There is something that each of us can do. We can look at our own role in these types of atrocities. I don’t mean our role in specific events. I mean our role in society as a whole. We can ask ourselves if we are being good role models for our children. We can also ask ourselves what or how are we teaching our children and are we “practicing what we preach”? Do we speak to others with kindness or condemnation?

After we do this we can work on our family dynamic. Do we talk to each other face to face or do we text each other? Do we sit down for any meal together at least once a week and use our gadgets during this time or do we sit down for numerous meals without our gadgets? Are we afraid of someone in our family? After we do this, we can bring what we’ve learned that works out to our communities and beyond.
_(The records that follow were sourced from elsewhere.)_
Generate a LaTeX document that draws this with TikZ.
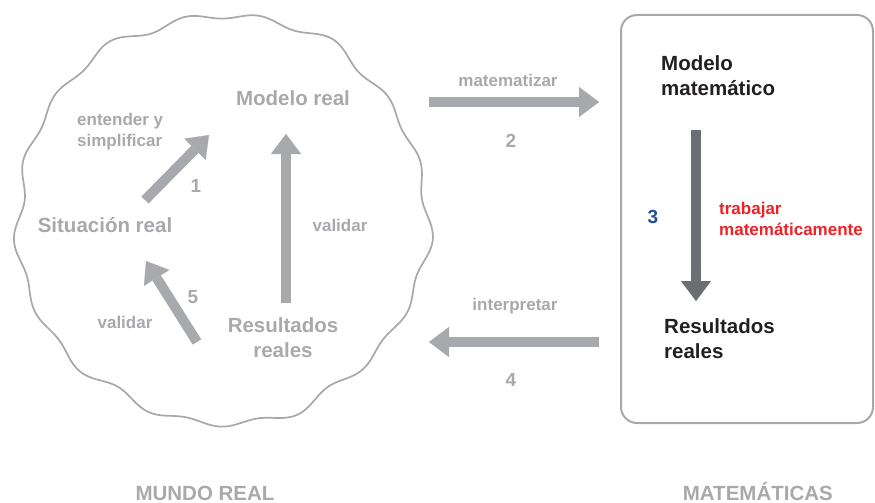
\documentclass[tikz,border=0pt]{standalone}
\usepackage{fontspec}
\setmainfont{Liberation Sans}
\usetikzlibrary{arrows.meta}
\definecolor{grisclaro}{HTML}{A7A9AC}
\definecolor{grisborde}{HTML}{A8A8A8}
\definecolor{grisoscuro}{HTML}{6D6E71}
\definecolor{negro}{HTML}{231F20}
\definecolor{azul}{HTML}{1F4E9C}
\definecolor{rojo}{HTML}{EC2227}
\tikzset{
	flecha/.style={line width=10pt, draw=grisclaro, -{Triangle[width=30pt,length=20pt,line width=0.1pt]}},
	grande/.style={inner sep=0pt, font=\fontsize{20.5}{25}\selectfont\bfseries},
	chico/.style={inner sep=0pt, font=\fontsize{17}{21}\selectfont\bfseries},
}
\begin{document}
\begin{tikzpicture}[x=1pt, y=-1pt, line join=round]
	\useasboundingbox (0,0) rectangle (875,503);
	%mundo real: contorno ondulado
	\draw[grisborde, line width=1.7pt, smooth, samples=361, domain=0:360, variable=\t]
	plot ({222+(205+3.5*sin(17*\t)+1.5*sin(11*\t+20)+2*sin(5*\t+40))*cos(\t)},{219+(204+3.5*sin(17*\t)+1.5*sin(11*\t+20)+2*sin(5*\t+40))*sin(\t)}) -- cycle;
	%matematicas: caja
	\draw[grisborde, line width=2pt, rounded corners=16pt] (621,15) rectangle (873,423);
	\path
	(145,200) coordinate (P1) (209,135) coordinate (Q1)
	(429,102) coordinate (P2) (599,102) coordinate (Q2)
	(696,130) coordinate (P3) (696,301) coordinate (Q3)
	(599,342) coordinate (P4) (429,342) coordinate (Q4)
	(197,342) coordinate (P5) (146,261) coordinate (Q5)
	(286,303) coordinate (PV) (286,134) coordinate (QV)
	;
	\foreach \p/\q in {P1/Q1, P2/Q2, P4/Q4, P5/Q5, PV/QV}
	\draw[flecha] (\p) -- (\q);
	\draw[flecha, draw=grisoscuro] (P3) -- (Q3);
	%textos del mundo real
	\node[grande, text=grisclaro, anchor=base] (modreal) at (293,105) {Modelo real};
	\node[grande, text=grisclaro, anchor=base] (sitreal) at (105,232) {Situación real};
	\node[grande, text=grisclaro, align=center] (resreal) at (283,338) {Resultados\\reales};
	\node[chico, text=grisclaro, align=left, anchor=north west] (entender) at (77,113) {entender y\\simplificar};
	\node[chico, text=grisclaro, anchor=base] (validar1) at (340,231) {validar};
	\node[chico, text=grisclaro, anchor=base] (validar2) at (125,328) {validar};
	\node[chico, text=grisclaro, anchor=base] (matematizar) at (508,86) {matematizar};
	\node[chico, text=grisclaro, anchor=base] (interpretar) at (515,310) {interpretar};
	\foreach \n/\x/\y in {1/196/192, 5/193/303, 2/511/147, 4/511/386}
	\node[grande, font=\fontsize{19}{19}\selectfont\bfseries, text=grisclaro, anchor=base] (num\n) at (\x,\y) {\n};
	%textos de las matematicas
	\node[grande, text=negro, align=left, anchor=north west] (modmat) at (661,55) {Modelo\\matemático};
	\node[grande, text=negro, align=left, anchor=north west] (resmat) at (664,318) {Resultados\\reales};
	\node[chico, text=rojo, align=left, anchor=north west] (trabajar) at (719,202) {trabajar\\matemáticamente};
	\node[grande, font=\fontsize{19}{19}\selectfont\bfseries, text=azul, anchor=base] (num3) at (653,223) {3};
	%titulos
	\node[grande, text=grisclaro, anchor=base] (mundo) at (205,500) {MUNDO REAL};
	\node[grande, text=grisclaro, anchor=base east] (mate) at (833,500) {MATEMÁTICAS};
\end{tikzpicture}
\end{document}
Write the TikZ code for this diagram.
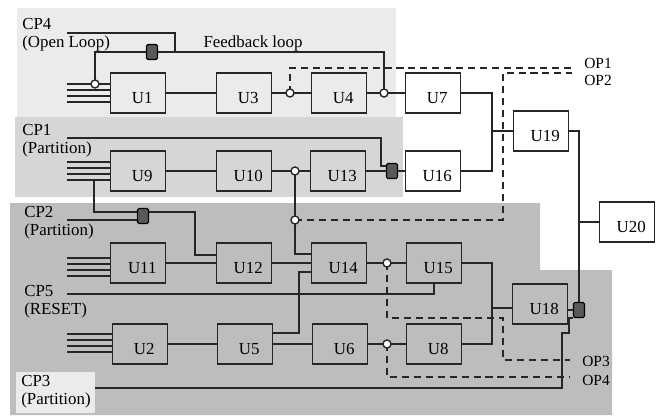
\documentclass[tikz,border=0pt]{standalone}
\usepackage{fontspec}
\setmainfont{Liberation Serif}

\begin{document}
\begin{tikzpicture}[x=0.025cm,y=-0.025cm,font=\fontsize{12}{13}\selectfont]
    \tikzstyle{unit}=[draw=black!85, line width=1.2pt, minimum width=1.375cm,
        minimum height=1cm, inner sep=0pt, text height=15pt, text depth=0pt,
        execute at begin node=\hspace{6pt}]
    \tikzstyle{tap}=[draw=black!85, fill=white, circle, line width=1pt,
        minimum size=0.2cm, inner sep=0pt]
    \tikzstyle{switch}=[draw=black, fill=black!65, rounded corners=1pt, line width=0.8pt,
        minimum width=0.275cm, minimum height=0.375cm, inner sep=0pt]
    \tikzstyle{wire}=[draw=black!85, line width=1.2pt]
    \tikzstyle{op}=[wire, dash pattern=on 5pt off 3.5pt]
    \tikzstyle{cp}=[align=left, anchor=west, inner sep=0pt]
    \tikzstyle{oplabel}=[anchor=west, inner sep=0pt, font=\fontsize{11}{12}\selectfont]

    \useasboundingbox (0,0) rectangle (656,415);

    % Partition areas
    \fill[black!8] (17,8) rectangle (396,117);
    \fill[black!16] (15,117) rectangle (403,197);
    \fill[black!26] (10,203) -- (540,203) -- (540,270) -- (612,270)
        -- (612,415) -- (10,415) -- cycle;
    \fill[black!8] (16,372) rectangle (95,413);

    % Control inputs
    \node[cp] (cp4) at (22,35) {CP4\\(Open Loop)};
    \node[cp] (cp1) at (22,141) {CP1\\(Partition)};
    \node[cp] (cp2) at (24,223) {CP2\\(Partition)};
    \node[cp] (cp5) at (24,302) {CP5\\(RESET)};
    \node[cp] (cp3) at (21,392) {CP3\\(Partition)};
    \node (fblabel) at (253,43) {Feedback loop};

    % Units
    \node[unit] (u1) at (138,93) {U1};
    \node[unit] (u3) at (244,93) {U3};
    \node[unit] (u4) at (339,93) {U4};
    \node[unit] (u7) at (433,93) {U7};
    \node[unit] (u9) at (138,171) {U9};
    \node[unit] (u10) at (244,171) {U10};
    \node[unit] (u13) at (338,171) {U13};
    \node[unit] (u16) at (433,171) {U16};
    \node[unit] (u11) at (138,263) {U11};
    \node[unit] (u12) at (244,263) {U12};
    \node[unit] (u14) at (339,263) {U14};
    \node[unit] (u15) at (434,263) {U15};
    \node[unit] (u2) at (140,344) {U2};
    \node[unit] (u5) at (245,344) {U5};
    \node[unit] (u6) at (340,344) {U6};
    \node[unit] (u8) at (434,344) {U8};
    \node[unit] (u18) at (540,304) {U18};
    \node[unit] (u19) at (541,131) {U19};
    \node[unit] (u20) at (627,222) {U20};

    % Switches
    \node[switch] (s1) at (152,52) {};
    \node[switch] (s2) at (392,171) {};
    \node[switch] (s3) at (143,216) {};
    \node[switch] (s4) at (579,310) {};

    % Input buses
    \foreach \n/\y in {u1/84, u9/162, u11/258, u2/334} {
        \foreach \k in {0,...,3} {
            \coordinate (in-\n-\k) at (67,\y+6*\k);
            \draw[wire] (in-\n-\k) -- (in-\n-\k -| \n.west);
        }
    }

    % Observation points (dashed)
    \coordinate (op1) at (572,68);
    \coordinate (k7) at (503,220);
    \coordinate (k7b) at (503,73);
    \coordinate (op2) at (572,73);
    \coordinate (k8) at (387,318);
    \coordinate (k8b) at (503,318);
    \coordinate (op3) at (570,360);
    \coordinate (op4) at (570,377);
    \draw[op] (290,93) |- (op1);
    \draw[op] (295,220) -- (k7) -- (k7b) -- (op2);
    \draw[op] (387,263) -- (k8) -- (k8b) |- (op3);
    \draw[op] (387,344) |- (op4);
    \node[oplabel] (op1l) at (584,63) {OP1};
    \node[oplabel] (op2l) at (584,80) {OP2};
    \node[oplabel] (op3l) at (582,361) {OP3};
    \node[oplabel] (op4l) at (582,380) {OP4};

    % Data path
    \draw[wire] (u1) -- (u3);
    \draw[wire] (u3) -- (u4);
    \draw[wire] (u4) -- (u7);
    \draw[wire] (u9) -- (u10);
    \draw[wire] (u10) -- (u13);
    \draw[wire] (u13) -- (s2) -- (u16);
    \draw[wire] (u11) -- (u12);
    \draw[wire] (u12) -- (u14);
    \draw[wire] (u14) -- (u15);
    \draw[wire] (u2) -- (u5);
    \draw[wire] (u5) -- (u6);
    \draw[wire] (u6) -- (u8);

    \coordinate (k5a) at (299,333);
    \coordinate (k5b) at (299,272);
    \draw[wire] (k5a -| u5.east) -- (k5a) -- (k5b) -- (k5b -| u14.west);

    \coordinate (m1) at (492,131);
    \coordinate (m2) at (492,308);
    \draw[wire] (u7.east) -| (m1);
    \draw[wire] (u16.east) -| (m1);
    \draw[wire] (m1) -- (u19.west);
    \draw[wire] (u15.east) -| (m2);
    \draw[wire] (u8.east) -| (m2);
    \draw[wire] (m2) -- (m2 -| u18.west);
    \draw[wire] (s4 -| u18.east) -- (s4);
    \draw[wire] (u19.east) -| (s4.north);
    \draw[wire] (s4.north |- u20.west) -- (u20.west);

    % Control lines
    \coordinate (cp4in) at (67,33);
    \coordinate (fbk) at (175,52);
    \draw[wire] (cp4in) -| (fbk);
    \draw[wire] (95,84) |- (s1);
    \draw[wire] (s1) -| (384,93);

    \coordinate (cp1in) at (67,138);
    \coordinate (k1) at (381,166);
    \draw[wire] (cp1in) -| (k1) -- (k1 -| s2.west);

    \coordinate (cp2in) at (67,220);
    \coordinate (k9) at (94,180);
    \coordinate (k9b) at (94,212);
    \coordinate (k3) at (195,212);
    \coordinate (k3b) at (195,255);
    \draw[wire] (cp2in) -- (cp2in -| s3.west);
    \draw[wire] (k9) -- (k9b) -- (k9b -| s3.west);
    \draw[wire] (k3 -| s3.east) -- (k3) -- (k3b) -- (k3b -| u12.west);

    \coordinate (k4) at (295,254);
    \draw[wire] (295,171) -- (295,220) -- (k4) -- (k4 -| u14.west);

    \coordinate (cp5in) at (67,294);
    \draw[wire] (cp5in) -| (u15.south);

    \coordinate (cp3in) at (95,388);
    \coordinate (k6) at (562,333);
    \coordinate (k6b) at (569,333);
    \draw[wire] (cp3in) -| (k6) -- (k6b) |- (s4.south west);

    % Taps
    \node[tap] (t1) at (95,84) {};
    \node[tap] (t2) at (290,93) {};
    \node[tap] (t3) at (384,93) {};
    \node[tap] (t4) at (295,171) {};
    \node[tap] (t5) at (295,220) {};
    \node[tap] (t6) at (387,263) {};
    \node[tap] (t7) at (387,344) {};
\end{tikzpicture}
\end{document}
Yes, as a society we need to do something to reverse current trends before another life is lost. The answer to these kinds of tragedies involves more than one approach. There are numerous things that happen before someone picks up a gun. Instead of making up new laws and policies, let’s first look at what we are doing or not doing that’s causing certain people to do such things.

At the end of the day, the victims of these tragedies don’t bleed black, white, brown or blue. The victims are Democrat, Republican, conservative, liberal, etc. Let’s erase political, racial, religious and socio-economic lines and talk about real reasonable solutions.

Thought for the day: Inaction is action. Silence is indifference. Justice requires action and a voice.